## Begin Provided data

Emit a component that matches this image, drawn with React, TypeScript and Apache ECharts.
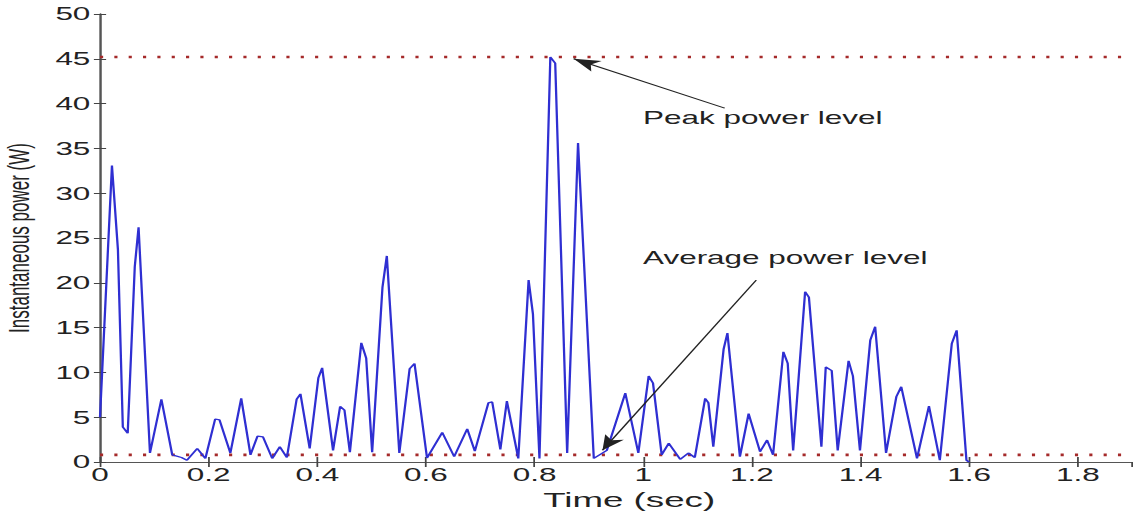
import React, { useEffect, useRef } from "react";
import * as echarts from "echarts";

// ---- data ----
const timeSec: number[] = [
  0.0, 0.022, 0.033, 0.042, 0.051, 0.064, 0.071, 0.092, 0.113, 0.133,
  0.15, 0.16, 0.179, 0.194, 0.212, 0.22, 0.24, 0.26, 0.277, 0.29,
  0.3, 0.317, 0.331, 0.344, 0.362, 0.369, 0.386, 0.402, 0.409, 0.429,
  0.442, 0.45, 0.46, 0.481, 0.49, 0.501, 0.52, 0.528, 0.551, 0.57,
  0.579, 0.602, 0.63, 0.652, 0.676, 0.69, 0.715, 0.722, 0.737, 0.749,
  0.77, 0.789, 0.797, 0.809, 0.829, 0.838, 0.86, 0.88, 0.909, 0.933,
  0.967, 0.991, 1.01, 1.018, 1.034, 1.047, 1.068, 1.083, 1.095, 1.114,
  1.12, 1.129, 1.148, 1.155, 1.178, 1.194, 1.215, 1.228, 1.239, 1.258,
  1.266, 1.276, 1.298, 1.305, 1.328, 1.336, 1.347, 1.358, 1.378, 1.386,
  1.399, 1.418, 1.427, 1.447, 1.466, 1.475, 1.504, 1.526, 1.546, 1.568,
  1.577, 1.595, 1.6,
];
const powerW: number[] = [
  5.0, 33.1, 23.7, 3.9, 3.2, 21.8, 26.2, 1.0, 7.0, 0.8,
  0.5, 0.2, 1.5, 0.4, 4.8, 4.7, 1.0, 7.1, 0.8, 2.9,
  2.8, 0.4, 1.7, 0.5, 7.0, 7.6, 1.5, 9.4, 10.5, 1.3,
  6.2, 5.8, 1.1, 13.3, 11.6, 1.1, 19.5, 23.0, 1.0, 10.4,
  11.0, 0.45, 3.3, 0.6, 3.7, 1.2, 6.6, 6.7, 1.4, 6.8,
  0.4, 20.3, 16.5, 0.4, 45.2, 44.5, 1.0, 35.6, 0.4, 1.3,
  7.7, 1.0, 9.6, 8.8, 0.8, 2.1, 0.3, 1.0, 0.5, 7.1,
  6.6, 1.7, 12.6, 14.4, 0.6, 5.4, 1.15, 2.45, 0.8, 12.3,
  11.0, 1.3, 19.0, 18.4, 1.7, 10.6, 10.2, 1.3, 11.3, 9.6,
  1.3, 13.6, 15.1, 1.0, 7.3, 8.4, 0.4, 6.25, 0.2, 13.2,
  14.7, 0.2, 0.0,
];
const peakLevel = 45.2;
const averageLevel = 0.8;
const xRange: number[] = [0, 1.9];
const yRange: number[] = [0, 50];
// arrows: [fromTime, fromPower, toTime, toPower]
const peakArrow: number[] = [1.15, 39.5, 0.872, 45.0];
const averageArrow: number[] = [1.208, 20.3, 0.925, 1.3];
const peakLabel = "Peak power level";
const averageLabel = "Average power level";
const xName = "Time (sec)";
const yName = "Instantaneous power (W)";

// the reference is a horizontally stretched image; reproduce by stretching
const FULL_W = 1133;
const FULL_H = 511;
const INNER_W = 648;
const SX = FULL_W / INNER_W;

const FONT = "'Liberation Sans', Arial, Helvetica, sans-serif";

export default function App() {
  const ref = useRef<HTMLDivElement | null>(null);

  useEffect(() => {
    if (!ref.current) return;
    const chart = echarts.init(ref.current, null, { renderer: "svg" });
    const curve = timeSec.map((t, i) => [t, powerW[i]]);
    const dotted = {
      type: [1.8, 6.4] as number[],
      width: 2.6,
      color: "#a52a2a",
    };
    const arrowStyle = { color: "#222", width: 1, type: "solid" as const };

    chart.setOption({
      animation: false,
      backgroundColor: "#ffffff",
      grid: {
        left: 100 / SX,
        right: 0.5,
        top: 14,
        bottom: 49,
        containLabel: false,
        outerBoundsMode: "none",
      },
      xAxis: [
        {
          type: "value",
          position: "bottom",
          min: xRange[0],
          max: xRange[1],
          interval: 0.2,
          axisLine: { show: true, lineStyle: { color: "#8c8c8c", width: 1 } },
          axisTick: { show: true, inside: true, length: 5, lineStyle: { color: "#444" } },
          axisLabel: {
            margin: 4,
            fontSize: 18,
            fontFamily: FONT,
            color: "#222",
            showMaxLabel: false,
          },
          splitLine: { show: false },
          name: xName,
          nameLocation: "middle",
          nameGap: 21,
          nameTextStyle: {
            fontSize: 21,
            fontFamily: FONT,
            color: "#222",
            padding: [0, 0, 0, 15],
          },
        },
        {
          type: "value",
          position: "top",
          min: xRange[0],
          max: xRange[1],
          interval: 0.2,
          axisLine: { show: true, lineStyle: { color: "#555", width: 1 } },
          axisTick: { show: true, inside: true, length: 5, lineStyle: { color: "#444" } },
          axisLabel: { show: false },
          splitLine: { show: false },
        },
      ],
      yAxis: [
        {
          type: "value",
          position: "left",
          min: yRange[0],
          max: yRange[1],
          interval: 5,
          axisLine: { show: true, lineStyle: { color: "#333", width: 1.1 } },
          axisTick: { show: true, inside: true, length: 3.5, lineStyle: { color: "#444" } },
          axisLabel: {
            margin: 5.5,
            fontSize: 18,
            fontFamily: FONT,
            color: "#222",
          },
          splitLine: { show: false },
          name: yName,
          nameLocation: "middle",
          nameGap: 38,
          nameRotate: 90,
          nameTextStyle: { fontSize: 17, fontFamily: FONT, color: "#222" },
        },
        {
          type: "value",
          position: "right",
          min: yRange[0],
          max: yRange[1],
          interval: 5,
          axisLine: { show: true, lineStyle: { color: "#555", width: 1 } },
          axisTick: { show: true, inside: true, length: 3.5, lineStyle: { color: "#444" } },
          axisLabel: { show: false },
          splitLine: { show: false },
        },
      ],
      series: [
        {
          type: "line",
          name: "Average",
          data: [
            [xRange[0], averageLevel],
            [xRange[1], averageLevel],
          ],
          symbol: "none",
          lineStyle: dotted,
          z: 2,
          silent: true,
          markLine: {
            silent: true,
            symbol: ["none", "arrow"],
            symbolSize: [9, 15],
            label: { show: false },
            lineStyle: arrowStyle,
            data: [
              [
                { coord: [averageArrow[0], averageArrow[1]] },
                { coord: [averageArrow[2], averageArrow[3]] },
              ],
            ],
          },
        },
        {
          type: "line",
          name: "Peak",
          data: [
            [xRange[0], peakLevel],
            [xRange[1], peakLevel],
          ],
          symbol: "none",
          lineStyle: dotted,
          z: 2,
          silent: true,
          markLine: {
            silent: true,
            symbol: ["none", "arrow"],
            symbolSize: [9, 15],
            label: { show: false },
            lineStyle: arrowStyle,
            data: [
              [
                { coord: [peakArrow[0], peakArrow[1]] },
                { coord: [peakArrow[2], peakArrow[3]] },
              ],
            ],
          },
        },
        {
          type: "line",
          name: "Power",
          data: curve,
          symbol: "none",
          showSymbol: false,
          lineStyle: { color: "#2f2fd2", width: 1.3 },
          z: 3,
        },
      ],
      graphic: [
        {
          type: "text",
          x: 643 / SX,
          y: 118,
          style: {
            text: peakLabel,
            fontSize: 18,
            fontFamily: FONT,
            fill: "#222",
            align: "left",
            verticalAlign: "middle",
          },
        },
        {
          type: "text",
          x: 643 / SX,
          y: 258,
          style: {
            text: averageLabel,
            fontSize: 18,
            fontFamily: FONT,
            fill: "#222",
            align: "left",
            verticalAlign: "middle",
          },
        },
      ],
    });
    return () => chart.dispose();
  }, []);

  return (
    <div
      style={{
        position: "absolute",
        left: 0,
        top: 0,
        width: FULL_W,
        height: FULL_H,
        overflow: "hidden",
        background: "#fff",
      }}
    >
      <div
        ref={ref}
        style={{
          width: INNER_W,
          height: FULL_H,
          transform: `scaleX(${SX})`,
          transformOrigin: "0 0",
        }}
      />
    </div>
  );
}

## End Provided data

To do :: Extract the lines exactly, please: the first line of the listing, the line with "import * as", and every line between them, but no pictures.

Problem solution ::
Emit a component that matches this image, drawn with React, TypeScript and Apache ECharts.
import React, { useEffect, useRef } from "react";
import * as echarts from "echarts";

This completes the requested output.